Written exercise: Extract each line from the entries below that has the string "this" in it.

Exercise data:
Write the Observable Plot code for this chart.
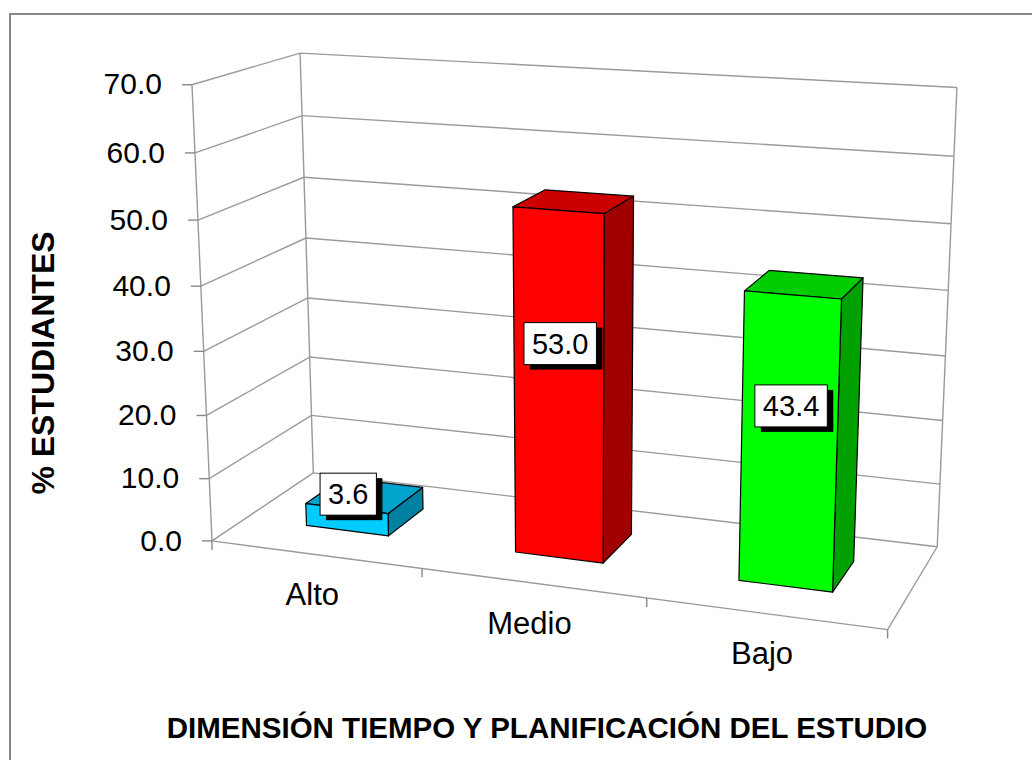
<!DOCTYPE html>
<html>
<head>
<meta charset="utf-8">
<script src="https://cdn.jsdelivr.net/npm/d3@7"></script>
<script src="https://cdn.jsdelivr.net/npm/@observablehq/plot@0.6"></script>
<style>
  html, body { margin: 0; padding: 0; background: #fff; overflow: hidden; width: 1032px; height: 760px; }
  body { position: relative; font-family: "Liberation Sans", Arial, Helvetica, sans-serif; color: #000; }
  #frame { position: absolute; left: 9px; top: 13px; width: 1100px; height: 820px;
           border-left: 2px solid #878787; border-top: 2px solid #878787; }
  #chart { position: absolute; left: 0; top: 0; }
  #ytitle { position: absolute; left: 43px; top: 363px; transform: translate(-50%, -50%) rotate(-90deg);
            font-weight: bold; font-size: 32px; white-space: nowrap; }
  #xtitle { position: absolute; left: 547px; top: 728px; transform: translate(-50%, -50%);
            font-weight: bold; font-size: 29.5px; white-space: nowrap; }
</style>
</head>
<body>
<div id="frame"></div>
<div id="chart"></div>
<div id="ytitle">% ESTUDIANTES</div>
<div id="xtitle">DIMENSIÓN TIEMPO Y PLANIFICACIÓN DEL ESTUDIO</div>
<script>
// ---------------- data ----------------
const categories = ["Alto", "Medio", "Bajo"];
const values = [3.6, 53.0, 43.4];
const yTicks = [0, 10, 20, 30, 40, 50, 60, 70];
const yMax = 70;

// ---------------- styles ----------------
const barColors = ["#00CCFF", "#FF0000", "#00FF00"];
const gridColor = "#9a9a9a";
const font = "Liberation Sans, Arial, Helvetica, sans-serif";

// ---------------- scales ----------------
const hScale = Plot.scale({y: {type: "linear", domain: [0, yMax], range: [0, 1]}});
const uScale = Plot.scale({x: {type: "band", domain: categories, range: [0, categories.length], padding: 0}});
const nSlots = categories.length;

// ---------------- 3D camera (projective map fitted to the frame of the reference) ----------------
// anchors: [u (category slot), h (height fraction), w (depth), screenX, screenY]
const frameAnchors = [
  [0, 0, 0, 212, 540], [0, 1, 0, 192, 84], [0, 0, 1, 313, 472], [0, 1, 1, 299, 53],
  [3, 0, 0, 887, 628], [3, 0, 1, 937, 546], [3, 1, 1, 957, 87],
  [1, 0, 0, 421, 570], [2, 0, 0, 646, 598], [0, 3/7, 0, 203, 350], [3, 6/7, 1, 953, 156]
];
function fitCamera(anchors) {
  const A = [], b = [];
  for (const [u, h, w, x, y] of anchors) {
    A.push([u, h, w, 1, 0, 0, 0, 0, -x*u, -x*h, -x*w]); b.push(x);
    A.push([0, 0, 0, 0, u, h, w, 1, -y*u, -y*h, -y*w]); b.push(y);
  }
  const n = 11;
  const M = Array.from({length: n}, () => new Array(n + 1).fill(0));
  for (let r = 0; r < A.length; r++)
    for (let i = 0; i < n; i++) {
      for (let j = 0; j < n; j++) M[i][j] += A[r][i] * A[r][j];
      M[i][n] += A[r][i] * b[r];
    }
  for (let c = 0; c < n; c++) {
    let p = c;
    for (let r = c + 1; r < n; r++) if (Math.abs(M[r][c]) > Math.abs(M[p][c])) p = r;
    [M[c], M[p]] = [M[p], M[c]];
    for (let r = 0; r < n; r++) {
      if (r === c) continue;
      const f = M[r][c] / M[c][c];
      for (let j = c; j <= n; j++) M[r][j] -= f * M[c][j];
    }
  }
  return M.map((row, i) => row[n] / row[i]);
}
const C = fitCamera(frameAnchors);
function P(u, h, w) {
  const d = C[8]*u + C[9]*h + C[10]*w + 1;
  return [(C[0]*u + C[1]*h + C[2]*w + C[3]) / d, (C[4]*u + C[5]*h + C[6]*w + C[7]) / d];
}

// ---------------- geometry built from data ----------------
const grid = [];
const seg = (a, b) => grid.push({x1: a[0], y1: a[1], x2: b[0], y2: b[1]});
for (const t of yTicks) {
  const h = hScale.apply(t);
  seg(P(0, h, 0), P(0, h, 1));           // side wall
  seg(P(0, h, 1), P(nSlots, h, 1));      // back wall
}
seg(P(0, 0, 0), P(0, 1, 0));             // value axis
seg(P(0, 0, 1), P(0, 1, 1));
seg(P(nSlots, 0, 1), P(nSlots, 1, 1));
seg(P(0, 0, 0), P(nSlots, 0, 0));        // floor front edge
seg(P(nSlots, 0, 0), P(nSlots, 0, 1));   // floor right edge

const ticks = [];
for (const t of yTicks) {
  const [x, y] = P(0, hScale.apply(t), 0);
  ticks.push({x1: x - 10, y1: y, x2: x, y2: y});
}
for (let u = 0; u <= nSlots; u++) {
  const [x, y] = P(u, 0, 0);
  ticks.push({x1: x, y1: y, x2: x, y2: y + 9});
}

const tickLabels = yTicks.map(t => {
  const [x, y] = P(0, hScale.apply(t), 0);
  return {x: x - 30, y, text: d3.format(".1f")(t)};
});

const shade = (c, k) => { const r = d3.rgb(c); return d3.rgb(r.r * k, r.g * k, r.b * k).formatHex(); };
const halfW = 0.2, w0 = 0.32, w1 = 0.70;
const faces = [];
const catLabels = [];
const dataLabels = [];
categories.forEach((cat, i) => {
  const c = uScale.apply(cat) + uScale.bandwidth / 2;
  const u0 = c - halfW, u1 = c + halfW;
  const h = hScale.apply(values[i]);
  const base = barColors[i];
  const addFace = (id, fill, pts) => {
    [...pts, pts[0]].forEach(p => { const [x, y] = P(...p); faces.push({id: `${cat}-${id}`, fill, x, y}); });
  };
  addFace("side", shade(base, 0.63), [[u1, 0, w0], [u1, 0, w1], [u1, h, w1], [u1, h, w0]]);
  addFace("top", shade(base, 0.8), [[u0, h, w0], [u1, h, w0], [u1, h, w1], [u0, h, w1]]);
  addFace("front", base, [[u0, 0, w0], [u1, 0, w0], [u1, h, w0], [u0, h, w0]]);
  const [cx, cy] = P(c, 0, 0);
  catLabels.push({x: cx, y: cy, text: cat});
  // label sits inside the column when it fits, otherwise just above its top
  const lv = values[i] > 10 ? values[i] * 0.62 : values[i] + 2;
  const [lx, ly] = P(c, hScale.apply(lv), 0.34);
  dataLabels.push({x: lx, y: ly, text: d3.format(".1f")(values[i])});
});

const chart = Plot.plot({
  width: 1032,
  height: 700,
  margin: 0,
  style: {fontFamily: font, background: "transparent", overflow: "visible"},
  x: {type: "identity", axis: null},
  y: {type: "identity", axis: null},
  color: {type: "identity"},
  marks: [
    Plot.link(grid, {x1: "x1", y1: "y1", x2: "x2", y2: "y2", stroke: gridColor, strokeWidth: 1.4}),
    Plot.link(ticks, {x1: "x1", y1: "y1", x2: "x2", y2: "y2", stroke: "#888", strokeWidth: 1.4}),
    Plot.text(tickLabels, {x: "x", y: "y", text: "text", textAnchor: "end", fontSize: 30, fill: "#000"}),
    Plot.text(catLabels, {x: "x", y: "y", text: "text", dy: 41, dx: -3, fontSize: 31, fill: "#000"}),
    Plot.line(faces, {x: "x", y: "y", z: "id", fill: "fill", stroke: "#000", strokeWidth: 1.2, strokeLinejoin: "round", curve: "linear"}),
    Plot.text(dataLabels, {x: "x", y: "y", text: "text", fontSize: 29, fill: "#000", ariaDescription: "datalabels"})
  ]
});
document.getElementById("chart").appendChild(chart);

// white label boxes with a black drop shadow behind each data label
const ns = "http://www.w3.org/2000/svg";
let labelGroup = chart.querySelector('g[aria-description="datalabels"]');
if (!labelGroup) { const gs = chart.querySelectorAll('g[aria-label="text"]'); labelGroup = gs[gs.length - 1]; }
if (labelGroup) {
  labelGroup.querySelectorAll("text").forEach(t => {
    const bb = t.getBBox();
    const padX = 8, padY = 5;
    const tr = t.getAttribute("transform");
    const mk = (dx, dy, fill, stroke) => {
      const r = document.createElementNS(ns, "rect");
      r.setAttribute("x", bb.x - padX + dx);
      r.setAttribute("y", bb.y - padY + dy);
      r.setAttribute("width", bb.width + 2 * padX);
      r.setAttribute("height", bb.height + 2 * padY);
      r.setAttribute("fill", fill);
      if (stroke) { r.setAttribute("stroke", stroke); r.setAttribute("stroke-width", 1); }
      if (tr) r.setAttribute("transform", tr);
      t.parentNode.insertBefore(r, t);
    };
    mk(6, 5, "#000");
    mk(0, 0, "#fff", "#000");
  });
}
</script>
</body>
</html>
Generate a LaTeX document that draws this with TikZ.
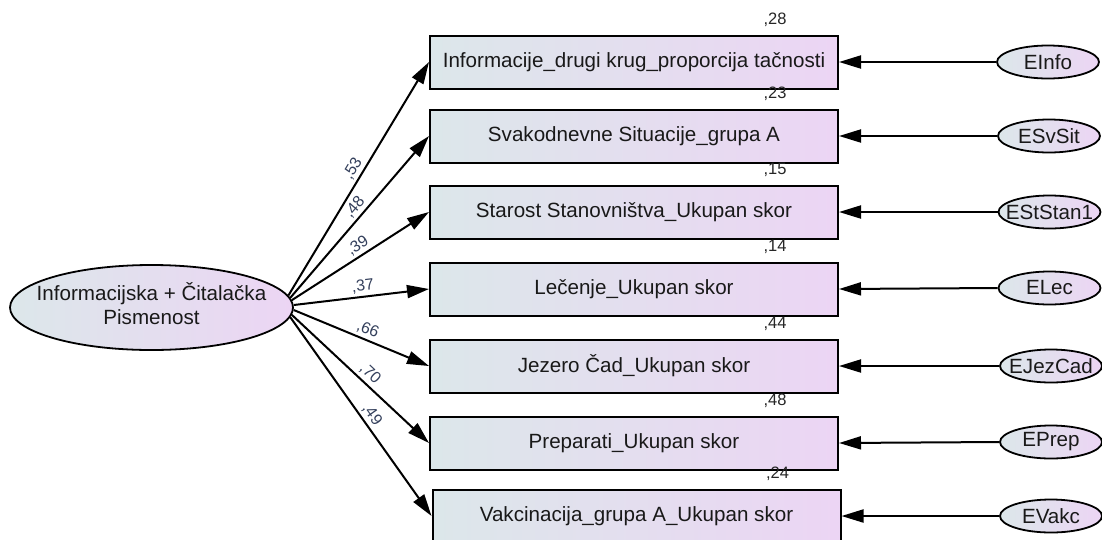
\documentclass[tikz,border=0pt]{standalone}
\usepackage{fontspec}
\setmainfont{Liberation Sans}
\usetikzlibrary{shapes.geometric,arrows.meta,calc}
\definecolor{gl}{RGB}{220,231,234}
\definecolor{gr}{RGB}{236,213,244}
\definecolor{lab}{RGB}{52,64,92}
\begin{document}
\begin{tikzpicture}[x=1pt,y=-1pt,
 obs/.style={draw=black, line width=2pt, left color=gl, right color=gr, minimum width=408pt, minimum height=53pt, inner sep=0pt, font=\fontsize{20.6}{24}\selectfont, text=black!90},
 lat/.style={ellipse, draw=black, line width=1.8pt, left color=gl, right color=gr, minimum width=283pt, minimum height=85pt, inner sep=0pt, font=\fontsize{20.6}{24}\selectfont, text=black!90},
 err/.style={ellipse, draw=black, line width=1.8pt, left color=gl, right color=gr, minimum width=102pt, minimum height=33pt, inner sep=0pt, font=\fontsize{20.6}{24}\selectfont, text=black!90},
 arr/.style={line width=2pt, -{Triangle[length=22pt,width=13pt]}},
 coef/.style={sloped, above, pos=0.52, font=\fontsize{16}{19}\selectfont, text=lab, inner sep=2.5pt},
 rsq/.style={font=\fontsize{16.5}{19}\selectfont, text=black!85, inner sep=0pt}
]
\useasboundingbox (0,0) rectangle (1102,539);
\clip (0,0) rectangle (1102,539);

\node[lat] (L) at (151.5,307.5) {\makebox[0pt]{\begin{tabular}{@{}c@{}}Informacijska + Čitalačka\\Pismenost\end{tabular}}};

\node[obs] (b1) at (634,62) {Informacije\_drugi krug\_proporcija tačnosti};
\node[obs] (b2) at (634,136) {Svakodnevne Situacije\_grupa A};
\node[obs] (b3) at (634,212) {Starost Stanovništva\_Ukupan skor};
\node[obs] (b4) at (634,289) {Lečenje\_Ukupan skor};
\node[obs] (b5) at (634,366) {Jezero Čad\_Ukupan skor};
\node[obs] (b6) at (634,443) {Preparati\_Ukupan skor};
\node[obs] (b7) at (636.5,516) {Vakcinacija\_grupa A\_Ukupan skor};

\node[err] (e1) at (1048,62) {\makebox[0pt]{EInfo}};
\node[err] (e2) at (1049,136) {\makebox[0pt]{ESvSit}};
\node[err] (e3) at (1049.5,212) {\makebox[0pt]{EStStan1}};
\node[err] (e4) at (1049.5,288) {\makebox[0pt]{ELec}};
\node[err] (e5) at (1051,366) {\makebox[0pt]{EJezCad}};
\node[err] (e6) at (1051,442) {\makebox[0pt]{EPrep}};
\node[err] (e7) at (1051,516) {\makebox[0pt]{EVakc}};

\draw[arr] (L.5) -- node[coef]{,53} (b1.west);
\draw[arr] (L.4) -- node[coef]{,48} (b2.west);
\draw[arr] (L.3) -- node[coef]{,39} (b3.west);
\draw[arr] (L.1) -- node[coef]{,37} (b4.west);
\draw[arr] (L.-1.5) -- node[coef]{,66} (b5.west);
\draw[arr] (L.-3) -- node[coef]{,70} (b6.west);
\draw[arr] (L.-4.5) -- node[coef]{,49} (b7.west);

\foreach \i in {1,...,7} { \draw[arr] (e\i.west) -- (b\i.east); }

\node[rsq] at ($(b1.north east)+(-64,-15)$) {,28};
\node[rsq] at ($(b2.north east)+(-64,-15)$) {,23};
\node[rsq] at ($(b3.north east)+(-64,-15)$) {,15};
\node[rsq] at ($(b4.north east)+(-64,-15)$) {,14};
\node[rsq] at ($(b5.north east)+(-64,-15)$) {,44};
\node[rsq] at ($(b6.north east)+(-64,-15)$) {,48};
\node[rsq] at ($(b7.north east)+(-64,-15)$) {,24};
\end{tikzpicture}
\end{document}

Exercise output:
Write the Observable Plot code for this chart.
Generate a LaTeX document that draws this with TikZ.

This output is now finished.